▶ **Supplied records**

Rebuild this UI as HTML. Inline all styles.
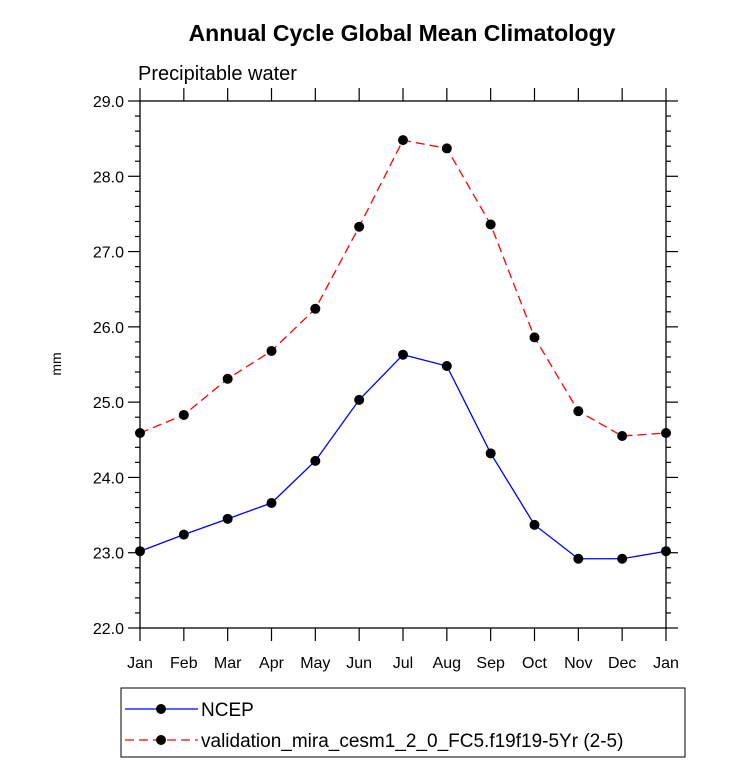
<!DOCTYPE html>
<html><head><meta charset="utf-8"><style>body{margin:0;background:#fff}svg{display:block}text{font-family:"Liberation Sans",sans-serif}</style></head>
<body>
<svg width="733" height="780" viewBox="0 0 733 780">
<g id="g"></g>
</svg>
<script>
const months=["Jan","Feb","Mar","Apr","May","Jun","Jul","Aug","Sep","Oct","Nov","Dec","Jan"];
const ncep=[23.02,23.24,23.45,23.66,24.22,25.03,25.63,25.48,24.32,23.37,22.92,22.92,23.02];
const model=[24.59,24.83,25.31,25.68,26.24,27.33,28.48,28.37,27.36,25.86,24.88,24.55,24.59];
const yTicks=[22,23,24,25,26,27,28,29];
const yTickLabels=["22.0","23.0","24.0","25.0","26.0","27.0","28.0","29.0"];
const L=140,R=666,T=101,B=628,ymin=22,ymax=29;
const X=i=>L+i*(R-L)/12;
const Y=v=>B-(v-ymin)*(B-T)/(ymax-ymin);
const ns="http://www.w3.org/2000/svg",g=document.getElementById('g');
function mk(t,a,txt){const e=document.createElementNS(ns,t);for(const k in a)e.setAttribute(k,a[k]);if(txt!=null)e.textContent=txt;g.appendChild(e);return e;}
let e;
e=mk('text',{x:402,y:41,'text-anchor':'middle','font-size':23,'font-weight':'bold'},'Annual Cycle Global Mean Climatology');


e=mk('text',{x:138,y:80,'font-size':20},'Precipitable water');


e=mk('text',{x:61,y:364,'text-anchor':'middle','font-size':14,transform:'rotate(-90 61 364)'},'mm');


e=mk('rect',{x:L,y:T,width:R-L,height:B-T,fill:'none',stroke:'#000','stroke-width':1.3});


for(let v=ymin;v<=ymax+1e-9;v+=0.2){const maj=Math.abs(v-Math.round(v))<1e-6;const len=maj?12:5;const y=Y(v);
 mk('line',{x1:L,x2:L-len,y1:y,y2:y,stroke:'#000','stroke-width':1.2});
 mk('line',{x1:R,x2:R+len,y1:y,y2:y,stroke:'#000','stroke-width':1.2});}
yTicks.forEach((v,i)=>{e=mk('text',{x:L-16,y:Y(v)+6,'text-anchor':'end','font-size':16},yTickLabels[i]);

});
months.forEach((m,i)=>{const x=X(i);
 mk('line',{x1:x,x2:x,y1:B,y2:B+13,stroke:'#000','stroke-width':1.2});
 mk('line',{x1:x,x2:x,y1:T,y2:T-13,stroke:'#000','stroke-width':1.2});
 e=mk('text',{x:x,y:668,'text-anchor':'middle','font-size':16},m);
 
 });
function series(d,col,dash,name){
 e=mk('polyline',{points:d.map((v,i)=>X(i)+','+Y(v)).join(' '),fill:'none',stroke:col,'stroke-width':1.3,'stroke-dasharray':dash});
 
 
 d.forEach((v,i)=>{e=mk('circle',{cx:X(i),cy:Y(v),r:5,fill:'#000'});
 
 });
}
series(ncep,'#0000ff','none','ncep');
series(model,'#ff0000','9 5','model');
e=mk('rect',{x:121,y:688,width:564,height:69,fill:'none',stroke:'#000','stroke-width':1});


mk('line',{x1:125,x2:198,y1:709,y2:709,stroke:'#0000ff','stroke-width':1.3});
mk('circle',{cx:161,cy:709,r:5,fill:'#000'});
e=mk('text',{x:201,y:716,'font-size':19},'NCEP');


mk('line',{x1:125,x2:198,y1:740,y2:740,stroke:'#ff0000','stroke-width':1.3,'stroke-dasharray':'9 5'});
mk('circle',{cx:161,cy:740,r:5,fill:'#000'});
e=mk('text',{x:201,y:747,'font-size':19},'validation_mira_cesm1_2_0_FC5.f19f19-5Yr (2-5)');


</script>
</body></html>
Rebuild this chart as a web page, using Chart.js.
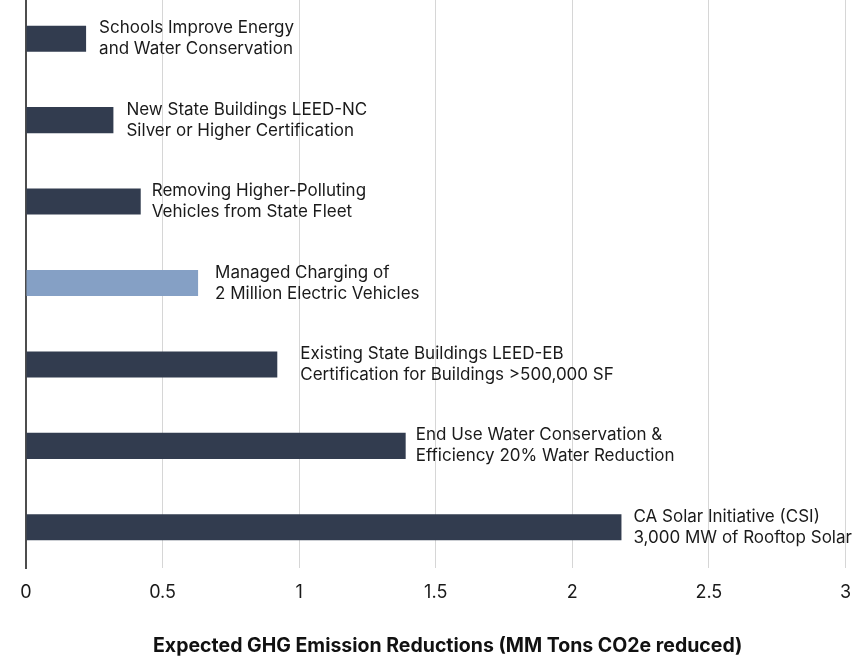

▶ **Task requirements**
Each entry above is to be written out again unchanged, apart from the pictures, which are left out.

▶ **Answer to the problem**
Rebuild this UI as HTML. Inline all styles.
<!DOCTYPE html>
<html><head><meta charset="utf-8"><style>body{margin:0;background:#fff}svg{display:block}text{font-family:"Liberation Sans",sans-serif}</style></head>
<body>
<svg width="733" height="780" viewBox="0 0 733 780">
<g id="g"></g>
</svg>
<script>
const months=["Jan","Feb","Mar","Apr","May","Jun","Jul","Aug","Sep","Oct","Nov","Dec","Jan"];
const ncep=[23.02,23.24,23.45,23.66,24.22,25.03,25.63,25.48,24.32,23.37,22.92,22.92,23.02];
const model=[24.59,24.83,25.31,25.68,26.24,27.33,28.48,28.37,27.36,25.86,24.88,24.55,24.59];
const yTicks=[22,23,24,25,26,27,28,29];
const yTickLabels=["22.0","23.0","24.0","25.0","26.0","27.0","28.0","29.0"];
const L=140,R=666,T=101,B=628,ymin=22,ymax=29;
const X=i=>L+i*(R-L)/12;
const Y=v=>B-(v-ymin)*(B-T)/(ymax-ymin);
const ns="http://www.w3.org/2000/svg",g=document.getElementById('g');
function mk(t,a,txt){const e=document.createElementNS(ns,t);for(const k in a)e.setAttribute(k,a[k]);if(txt!=null)e.textContent=txt;g.appendChild(e);return e;}
let e;
e=mk('text',{x:402,y:41,'text-anchor':'middle','font-size':23,'font-weight':'bold'},'Annual Cycle Global Mean Climatology');


e=mk('text',{x:138,y:80,'font-size':20},'Precipitable water');


e=mk('text',{x:61,y:364,'text-anchor':'middle','font-size':14,transform:'rotate(-90 61 364)'},'mm');


e=mk('rect',{x:L,y:T,width:R-L,height:B-T,fill:'none',stroke:'#000','stroke-width':1.3});


for(let v=ymin;v<=ymax+1e-9;v+=0.2){const maj=Math.abs(v-Math.round(v))<1e-6;const len=maj?12:5;const y=Y(v);
 mk('line',{x1:L,x2:L-len,y1:y,y2:y,stroke:'#000','stroke-width':1.2});
 mk('line',{x1:R,x2:R+len,y1:y,y2:y,stroke:'#000','stroke-width':1.2});}
yTicks.forEach((v,i)=>{e=mk('text',{x:L-16,y:Y(v)+6,'text-anchor':'end','font-size':16},yTickLabels[i]);

});
months.forEach((m,i)=>{const x=X(i);
 mk('line',{x1:x,x2:x,y1:B,y2:B+13,stroke:'#000','stroke-width':1.2});
 mk('line',{x1:x,x2:x,y1:T,y2:T-13,stroke:'#000','stroke-width':1.2});
 e=mk('text',{x:x,y:668,'text-anchor':'middle','font-size':16},m);
 
 });
function series(d,col,dash,name){
 e=mk('polyline',{points:d.map((v,i)=>X(i)+','+Y(v)).join(' '),fill:'none',stroke:col,'stroke-width':1.3,'stroke-dasharray':dash});
 
 
 d.forEach((v,i)=>{e=mk('circle',{cx:X(i),cy:Y(v),r:5,fill:'#000'});
 
 });
}
series(ncep,'#0000ff','none','ncep');
series(model,'#ff0000','9 5','model');
e=mk('rect',{x:121,y:688,width:564,height:69,fill:'none',stroke:'#000','stroke-width':1});


mk('line',{x1:125,x2:198,y1:709,y2:709,stroke:'#0000ff','stroke-width':1.3});
mk('circle',{cx:161,cy:709,r:5,fill:'#000'});
e=mk('text',{x:201,y:716,'font-size':19},'NCEP');


mk('line',{x1:125,x2:198,y1:740,y2:740,stroke:'#ff0000','stroke-width':1.3,'stroke-dasharray':'9 5'});
mk('circle',{cx:161,cy:740,r:5,fill:'#000'});
e=mk('text',{x:201,y:747,'font-size':19},'validation_mira_cesm1_2_0_FC5.f19f19-5Yr (2-5)');


</script>
</body></html>
Rebuild this chart as a web page, using Chart.js.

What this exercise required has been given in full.